St. Phocas Garden Guild

There is no art which better teaches man that he is a creature dependent on God than the cultivation of a garden. Music, painting, sculpture, architecture, literature are easily thought to be man made and can fall to the sin of pride. Less so the gardener who, despite himself, is insensibly aware of dependence on God and his creation. The gardener cultivates, arranges and cooperates with the beauty God has infused throughout nature. The Lord himself said that Solomon in all his glory was not arrayed like the lilies of the field. To know nature is to know God, and the garden is the timeless symbol of serenity, peace and kinship with God. 

God created man for fellowship with himself, and placed him in a garden. Man’s sin drove him out into a world choked with weeds and brambles. To save us God became man that we might learn how, through the weeding and cultivation of our passions, to become divine. Our Orthodox faith calls this theosis.

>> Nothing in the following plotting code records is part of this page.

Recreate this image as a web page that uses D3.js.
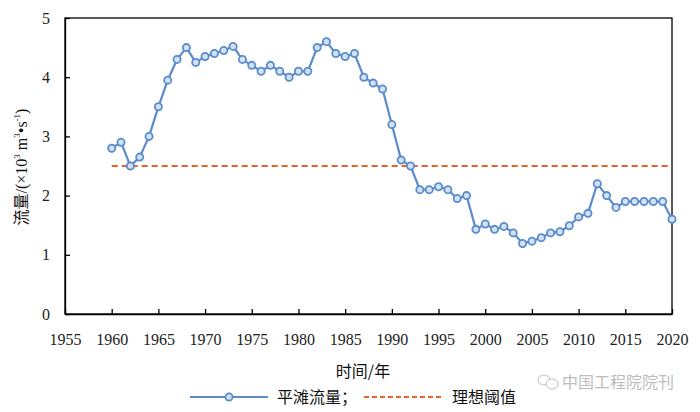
<!DOCTYPE html>
<html>
<head>
<meta charset="utf-8">
<script src="https://cdn.jsdelivr.net/npm/d3@7/dist/d3.min.js"></script>
<style>
body{margin:0;background:#fff;}
svg{display:block;}
</style>
</head>
<body>
<svg id="chart" width="700" height="412" font-family="Liberation Serif"></svg>
<script>
const years = d3.range(1960, 2021);
const flow = [2.8, 2.9, 2.5, 2.65, 3.0, 3.5, 3.95, 4.3, 4.5, 4.25,
              4.35, 4.4, 4.45, 4.52, 4.3, 4.2, 4.1, 4.2, 4.1, 4.0,
              4.1, 4.1, 4.5, 4.6, 4.4, 4.35, 4.4, 4.0, 3.9, 3.8,
              3.2, 2.6, 2.5, 2.1, 2.1, 2.15, 2.1, 1.95, 2.0, 1.43,
              1.52, 1.43, 1.48, 1.37, 1.19, 1.23, 1.29, 1.37, 1.39, 1.49,
              1.64, 1.7, 2.2, 2.0, 1.8, 1.9, 1.9, 1.9, 1.9, 1.9, 1.6];
const threshold = 2.5;
const xTicks = d3.range(1955, 2021, 5);
const yTicks = [0, 1, 2, 3, 4, 5];
const seriesNames = ["平滩流量；", "理想阈值"];

const SERIF = "Liberation Serif";
const CJK = "Noto Sans CJK SC";

const svg = d3.select("#chart");
const L = 65, R = 672, T = 18, B = 314;
const x = d3.scaleLinear().domain([1955, 2020]).range([L, R]);
const y = d3.scaleLinear().domain([0, 5]).range([B, T]);
const blue = "#5a8ccc", orange = "#e8622a";

// frame
svg.append("rect").attr("x", L).attr("y", T).attr("width", R - L).attr("height", B - T)
  .attr("fill", "none").attr("stroke", "#000").attr("stroke-width", 1.3);

// axes
const xAxis = svg.append("g").attr("transform", `translate(0,${B})`)
  .call(d3.axisBottom(x).tickValues(xTicks).tickFormat(d3.format("d")).tickSizeInner(-5).tickSizeOuter(0).tickPadding(20));
const yAxis = svg.append("g").attr("transform", `translate(${L},0)`)
  .call(d3.axisLeft(y).tickValues(yTicks).tickFormat(d3.format("d")).tickSizeInner(-5).tickSizeOuter(0).tickPadding(15));
[xAxis, yAxis].forEach(g => {
  g.attr("font-family", SERIF).attr("font-size", 16);
  g.select(".domain").attr("stroke", "#000").attr("stroke-width", 1.3);
  g.selectAll(".tick line").attr("stroke", "#000").attr("stroke-width", 1.3);
  g.selectAll(".tick text").attr("font-family", SERIF).attr("font-size", 16)
    .style("font-family", SERIF).attr("fill", "#222");
});

// threshold line
svg.append("line").attr("x1", x(1960)).attr("x2", x(2020))
  .attr("y1", y(threshold)).attr("y2", y(threshold))
  .attr("stroke", orange).attr("stroke-width", 2).attr("stroke-dasharray", "6,4");

// series
const data = years.map((yr, i) => ({yr, v: flow[i]}));
svg.append("path").datum(data)
  .attr("d", d3.line().x(d => x(d.yr)).y(d => y(d.v)))
  .attr("fill", "none").attr("stroke", blue).attr("stroke-width", 2.2);
svg.append("g").selectAll("circle").data(data).join("circle")
  .attr("cx", d => x(d.yr)).attr("cy", d => y(d.v)).attr("r", 3.6)
  .attr("fill", "#d3e1f3").attr("stroke", blue).attr("stroke-width", 1.8);

// axis titles
svg.append("text").attr("x", 363).attr("y", 377).attr("text-anchor", "middle")
  .attr("font-size", 16).attr("fill", "#111").attr("font-family", CJK).text("时间/年");
svg.append("text").attr("transform", "translate(27,167) rotate(-90)")
  .attr("text-anchor", "middle").attr("font-size", 16).attr("fill", "#111")
  .attr("font-family", SERIF)
  .call(t => {
    t.append("tspan").attr("font-family", CJK).text("流量");
    t.append("tspan").text("/(×10");
    t.append("tspan").attr("font-size", 9).attr("dy", -7).text("3");
    t.append("tspan").attr("dy", 7).text(" m");
    t.append("tspan").attr("font-size", 9).attr("dy", -7).text("3");
    t.append("tspan").attr("dy", 7).text("•s");
    t.append("tspan").attr("font-size", 9).attr("dy", -7).text("-1");
    t.append("tspan").attr("dy", 7).text(")");
  });

// legend
const ly = 397;
svg.append("line").attr("x1", 190).attr("x2", 268).attr("y1", ly).attr("y2", ly)
  .attr("stroke", blue).attr("stroke-width", 2.2);
svg.append("circle").attr("cx", 229).attr("cy", ly).attr("r", 3.6)
  .attr("fill", "#d3e1f3").attr("stroke", blue).attr("stroke-width", 1.8);
svg.append("text").attr("x", 277).attr("y", ly + 6).attr("font-size", 16).attr("fill", "#111")
  .attr("font-family", CJK).text(seriesNames[0]);
svg.append("line").attr("x1", 364).attr("x2", 441).attr("y1", ly).attr("y2", ly)
  .attr("stroke", orange).attr("stroke-width", 2).attr("stroke-dasharray", "5,3");
svg.append("text").attr("x", 452).attr("y", ly + 6).attr("font-size", 16).attr("fill", "#111")
  .attr("font-family", CJK).text(seriesNames[1]);

// watermark
const wm = svg.append("g").attr("opacity", 0.55);
wm.append("ellipse").attr("cx", 544).attr("cy", 380).attr("rx", 6).attr("ry", 5)
  .attr("fill", "none").attr("stroke", "#888").attr("stroke-width", 1);
wm.append("ellipse").attr("cx", 552).attr("cy", 384).attr("rx", 6).attr("ry", 5)
  .attr("fill", "#fff").attr("stroke", "#888").attr("stroke-width", 1);
wm.append("text").attr("x", 562).attr("y", 388).attr("font-size", 16).attr("fill", "#888")
  .attr("font-family", CJK).text("中国工程院院刊");
</script>
</body>
</html>
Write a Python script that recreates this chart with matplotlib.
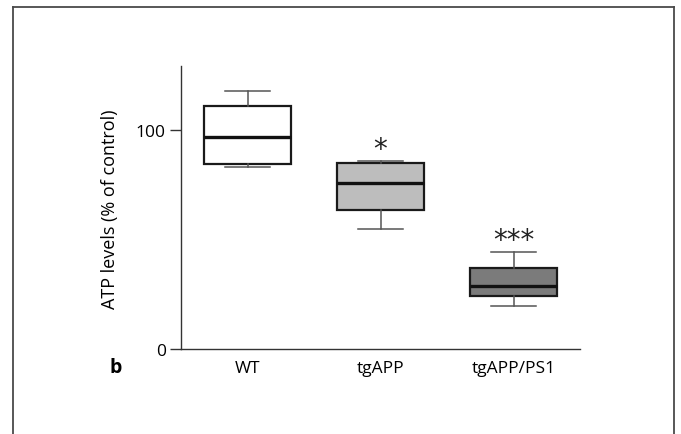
import matplotlib.pyplot as plt

plt.rcParams['font.family'] = ['Open Sans', 'DejaVu Sans']

groups = ['WT', 'tgAPP', 'tgAPP/PS1']
whis_lo = [82.9, 54.5, 19.5]
q1 = [84.2, 63.2, 24.1]
med = [96.5, 75.5, 28.8]
q3 = [110.6, 85.0, 36.8]
whis_hi = [117.5, 85.5, 44.0]
box_colors = ['#ffffff', '#bdbdbd', '#7b7b7b']
stars = ['', '*', '***']

stats = []
for i, g in enumerate(groups):
    stats.append(dict(label=g, whislo=whis_lo[i], q1=q1[i], med=med[i],
                      q3=q3[i], whishi=whis_hi[i], fliers=[]))

fig = plt.figure(figsize=(6.81, 4.35), dpi=100)
ax = fig.add_axes([0.2658, 0.1954, 0.5859, 0.6506])

bp = ax.bxp(stats, positions=[1, 2, 3], widths=0.66, patch_artist=True,
            showfliers=False,
            boxprops=dict(edgecolor='#1a1a1a', linewidth=1.6),
            medianprops=dict(color='#111111', linewidth=2.4),
            whiskerprops=dict(color='#555555', linewidth=1.1),
            capprops=dict(color='#555555', linewidth=1.1),
            capwidths=0.34)
for patch, c in zip(bp['boxes'], box_colors):
    patch.set_facecolor(c)

for i, s in enumerate(stars):
    if s:
        ax.text(i + 1, whis_hi[i] - 0.5, s, ha='center', va='bottom',
                fontsize=20, color='#222222', family='DejaVu Sans')

ax.set_xlim(0.5, 3.5)
ax.set_ylim(0, 129)
ax.set_yticks([0, 100])
ax.set_xticks([1, 2, 3])
ax.set_xticklabels(groups)
ax.tick_params(axis='y', length=8, width=1, color='#333333', labelsize=12.5, pad=3)
ax.tick_params(axis='x', length=0, labelsize=12.5, pad=8)
for side in ['top', 'right']:
    ax.spines[side].set_visible(False)
for side in ['left', 'bottom']:
    ax.spines[side].set_color('#333333')
    ax.spines[side].set_linewidth(1)
ax.set_ylabel('ATP levels (% of control)', fontsize=13)
ax.yaxis.set_label_coords(-0.155, 0.498)

fig.text(116 / 681, 1 - 368 / 435, 'b', fontsize=14, fontweight='bold',
         ha='center', va='center')

# panel frame (left, top, right only)
fig.add_artist(plt.Line2D([12.5 / 681, 12.5 / 681], [0, 1 - 7.5 / 435],
                          transform=fig.transFigure, color='#4a4a4a', lw=1.3))
fig.add_artist(plt.Line2D([12.5 / 681, 674 / 681], [1 - 7.5 / 435, 1 - 7.5 / 435],
                          transform=fig.transFigure, color='#4a4a4a', lw=1.3))
fig.add_artist(plt.Line2D([674 / 681, 674 / 681], [0, 1 - 7.5 / 435],
                          transform=fig.transFigure, color='#4a4a4a', lw=1.3))

fig.savefig('out.png', dpi=100)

The disordered passions of the soul are like the unwanted weeds in the garden. The Saint Phocas Garden Guild seeks to exhibit the practice of theosis in the little postage stamp of earth God has given us here in I’On.

If you are interested in helping with this work, please contact Donald Livingston by phone (843) 323-0690 or by email, donlivingston45@gmail.com.  

 

Life of St. Phocas

It is like a mustard seed, which a man took and threw into his own garden; and it grew and became a tree, and the birds of the air nested in its branches."- Luke 13:19

It is like a mustard seed, which a man took and threw into his own garden; and it grew and became a tree, and the birds of the air nested in its branches."

- Luke 13:19

No task is too small.

One might take a small plot to care for, or even a single flower pot. 

The holy martyr Phocas the Gardener lived outside the gate of Sinope, a city on the southern shore of the Black Sea a few hundred miles east of Constantinople. He cultivated a garden on which he lived modestly and sold what he grew. He helped the needy and paid for the housing of vagrants. His Christian piety had a great influence on those around him and attracted many pagans to the Christian Faith.

The governor of the district, aware that St Phocas was spreading Christian teachings, gave orders to find and kill him. St. Phocas accidentally came upon those sent after him. He learned of their mission, and without revealing his name, courteously received them, fed them and prepared a place for them to spend the night.

In the dark of night he dug a grave for himself in the garden and made arrangements for all his possessions to be distributed to the poor. In the morning he declared to the strangers that it was he for whom they were searching, and told them to fulfill their duty. The visitors were distressed, not wanting to kill the kindly saint. But he humbly bent his head beneath the sword. The holy martyr was buried in the grave he had prepared in the garden which soon became a place of prayer and miracles.

After the persecution ended, the Christians of Sinope built, on the site of his grave, a stately church in which his relics were deposited. His reputation for Christian hospitality and charity spread throughout the Christian world. His relics were venerated in Rome. St. Chrysostom preached a sermon on the holy martyr in Constantinople upon the occasion of receiving some of his relics. Later, emperor Phocas had a magnificent church built for the saint in Constantinople. He is a patron saint of seafarers, and the portion of grain traditionally set aside for the poor by sailors on all voyages came to be known as “Phocas’ part.”

Holy Martyr Phocas, pray to God for us!